Objective:
Reply with the count of lines holding "chart", nothing more.

Records shown:

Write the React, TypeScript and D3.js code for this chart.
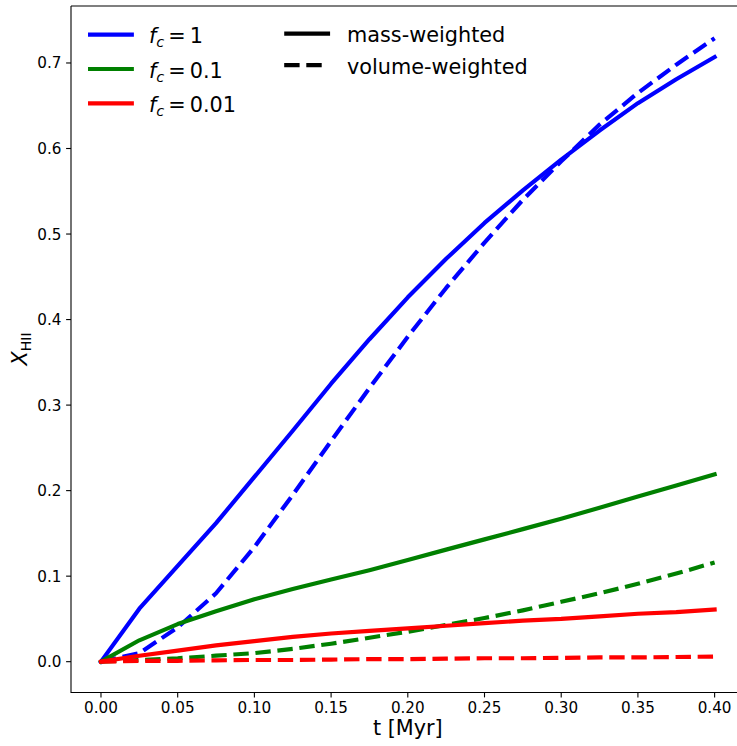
==
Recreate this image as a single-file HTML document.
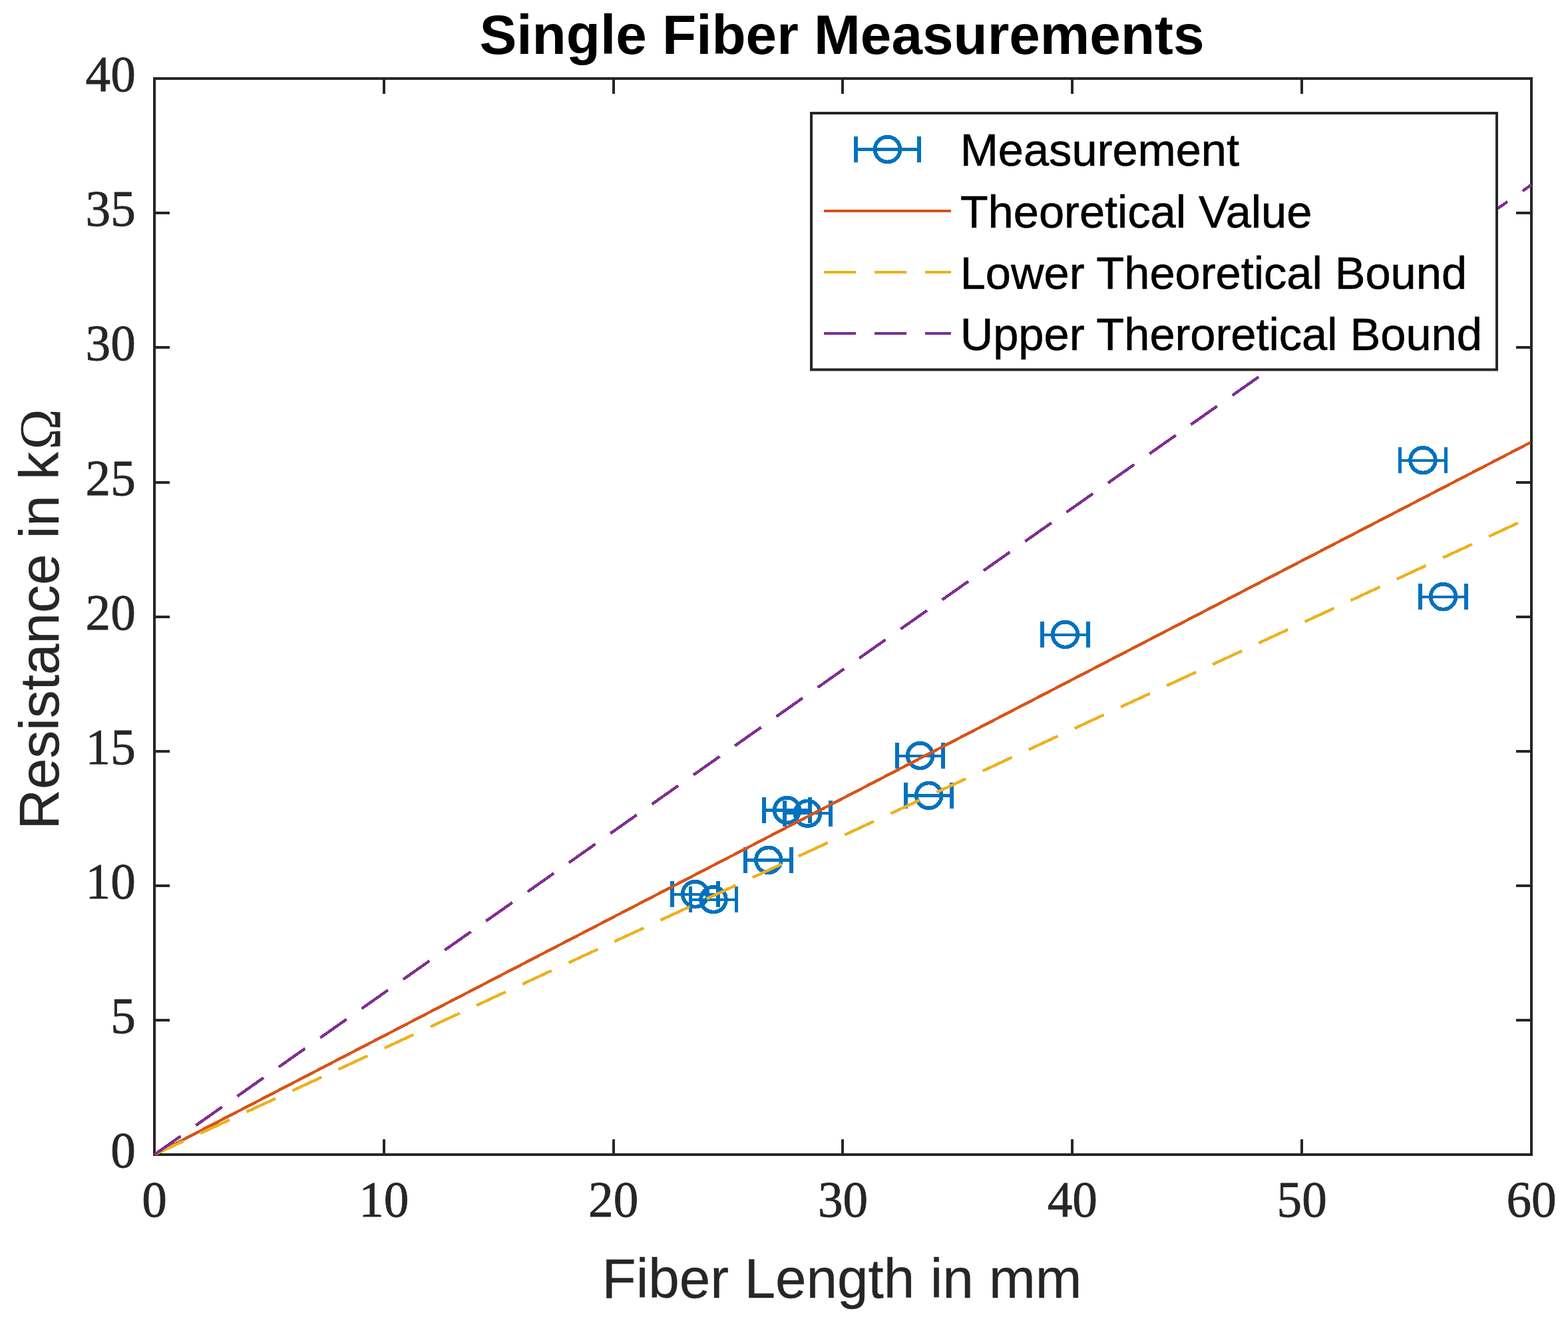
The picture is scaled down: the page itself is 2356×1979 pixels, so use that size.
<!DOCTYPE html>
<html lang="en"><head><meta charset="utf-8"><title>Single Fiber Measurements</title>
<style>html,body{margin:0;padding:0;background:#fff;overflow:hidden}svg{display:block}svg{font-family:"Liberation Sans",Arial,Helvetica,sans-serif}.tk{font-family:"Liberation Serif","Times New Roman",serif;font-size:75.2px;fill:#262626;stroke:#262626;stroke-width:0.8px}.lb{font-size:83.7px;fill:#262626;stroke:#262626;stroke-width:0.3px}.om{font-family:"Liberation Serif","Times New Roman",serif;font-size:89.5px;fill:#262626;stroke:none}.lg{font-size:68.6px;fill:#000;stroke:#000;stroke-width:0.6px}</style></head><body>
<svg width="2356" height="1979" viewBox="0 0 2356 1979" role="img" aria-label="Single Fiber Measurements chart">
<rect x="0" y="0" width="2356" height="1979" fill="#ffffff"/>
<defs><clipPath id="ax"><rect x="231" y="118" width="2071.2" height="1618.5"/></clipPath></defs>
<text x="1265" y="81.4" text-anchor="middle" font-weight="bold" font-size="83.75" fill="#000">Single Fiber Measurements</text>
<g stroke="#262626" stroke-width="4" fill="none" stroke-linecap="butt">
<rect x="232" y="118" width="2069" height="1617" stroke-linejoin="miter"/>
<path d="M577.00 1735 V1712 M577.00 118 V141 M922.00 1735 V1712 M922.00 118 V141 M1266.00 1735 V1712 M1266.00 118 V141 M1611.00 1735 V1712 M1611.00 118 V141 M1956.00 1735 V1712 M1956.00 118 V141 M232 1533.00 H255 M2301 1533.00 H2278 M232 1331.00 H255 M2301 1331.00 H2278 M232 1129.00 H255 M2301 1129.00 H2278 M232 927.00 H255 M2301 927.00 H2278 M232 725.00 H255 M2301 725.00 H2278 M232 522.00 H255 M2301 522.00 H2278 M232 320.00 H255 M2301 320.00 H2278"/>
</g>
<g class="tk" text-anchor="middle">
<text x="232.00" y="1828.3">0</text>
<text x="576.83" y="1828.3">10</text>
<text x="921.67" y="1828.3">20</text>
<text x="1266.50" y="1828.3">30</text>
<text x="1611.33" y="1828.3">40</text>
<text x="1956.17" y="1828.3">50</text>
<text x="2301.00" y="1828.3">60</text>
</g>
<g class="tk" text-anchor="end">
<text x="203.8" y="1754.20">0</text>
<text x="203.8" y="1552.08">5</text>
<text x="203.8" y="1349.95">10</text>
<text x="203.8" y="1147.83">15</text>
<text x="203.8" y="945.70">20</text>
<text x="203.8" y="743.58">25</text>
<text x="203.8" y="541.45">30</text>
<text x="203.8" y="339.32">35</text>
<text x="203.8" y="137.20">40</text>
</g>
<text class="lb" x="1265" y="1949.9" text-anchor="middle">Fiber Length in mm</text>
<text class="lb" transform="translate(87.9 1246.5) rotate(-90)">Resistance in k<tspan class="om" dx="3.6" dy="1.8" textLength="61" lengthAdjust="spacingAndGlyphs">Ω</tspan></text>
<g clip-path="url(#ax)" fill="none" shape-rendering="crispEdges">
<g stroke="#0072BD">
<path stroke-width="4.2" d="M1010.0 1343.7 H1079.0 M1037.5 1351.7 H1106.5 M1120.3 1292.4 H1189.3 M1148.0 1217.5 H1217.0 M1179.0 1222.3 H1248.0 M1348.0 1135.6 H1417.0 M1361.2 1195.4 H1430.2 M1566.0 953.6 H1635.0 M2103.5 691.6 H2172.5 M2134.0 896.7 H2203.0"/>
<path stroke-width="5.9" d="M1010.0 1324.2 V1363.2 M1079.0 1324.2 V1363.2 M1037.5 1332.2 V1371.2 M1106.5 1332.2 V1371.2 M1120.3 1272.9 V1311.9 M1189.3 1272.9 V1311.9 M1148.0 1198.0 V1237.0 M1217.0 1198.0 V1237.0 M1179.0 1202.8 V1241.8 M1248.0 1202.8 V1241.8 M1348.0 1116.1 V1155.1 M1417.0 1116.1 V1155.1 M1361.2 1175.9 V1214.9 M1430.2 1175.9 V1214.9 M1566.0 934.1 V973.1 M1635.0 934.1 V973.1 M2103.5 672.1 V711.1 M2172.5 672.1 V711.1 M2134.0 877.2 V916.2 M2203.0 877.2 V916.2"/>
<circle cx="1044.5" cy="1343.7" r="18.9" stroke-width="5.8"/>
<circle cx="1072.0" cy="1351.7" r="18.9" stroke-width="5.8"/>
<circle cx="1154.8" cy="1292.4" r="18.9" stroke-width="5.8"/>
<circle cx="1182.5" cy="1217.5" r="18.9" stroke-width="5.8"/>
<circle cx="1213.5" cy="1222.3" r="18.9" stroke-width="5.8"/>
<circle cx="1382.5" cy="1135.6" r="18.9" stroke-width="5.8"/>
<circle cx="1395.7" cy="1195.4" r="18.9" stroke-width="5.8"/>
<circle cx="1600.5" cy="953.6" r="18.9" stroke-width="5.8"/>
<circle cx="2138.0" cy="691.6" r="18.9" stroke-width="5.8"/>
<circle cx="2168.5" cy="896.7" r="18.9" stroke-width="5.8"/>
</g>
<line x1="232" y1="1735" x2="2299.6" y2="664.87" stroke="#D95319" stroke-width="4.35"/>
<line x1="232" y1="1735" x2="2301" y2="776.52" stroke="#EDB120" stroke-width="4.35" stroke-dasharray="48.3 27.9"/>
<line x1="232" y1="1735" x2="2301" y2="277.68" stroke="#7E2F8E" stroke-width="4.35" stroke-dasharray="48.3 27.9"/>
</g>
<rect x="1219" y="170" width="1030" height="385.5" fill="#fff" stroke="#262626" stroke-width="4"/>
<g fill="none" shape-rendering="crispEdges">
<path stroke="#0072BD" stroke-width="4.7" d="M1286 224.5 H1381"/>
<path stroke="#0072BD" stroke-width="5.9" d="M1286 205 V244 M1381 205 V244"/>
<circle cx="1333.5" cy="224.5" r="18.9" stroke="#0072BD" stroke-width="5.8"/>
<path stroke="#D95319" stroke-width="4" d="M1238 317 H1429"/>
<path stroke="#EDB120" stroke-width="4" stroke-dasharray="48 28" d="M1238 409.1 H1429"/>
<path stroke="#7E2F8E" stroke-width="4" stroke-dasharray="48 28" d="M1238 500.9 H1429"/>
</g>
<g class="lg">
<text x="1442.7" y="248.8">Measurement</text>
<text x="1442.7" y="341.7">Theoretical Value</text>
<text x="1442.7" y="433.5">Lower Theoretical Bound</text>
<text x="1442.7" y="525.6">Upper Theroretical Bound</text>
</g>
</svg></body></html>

Task response:
2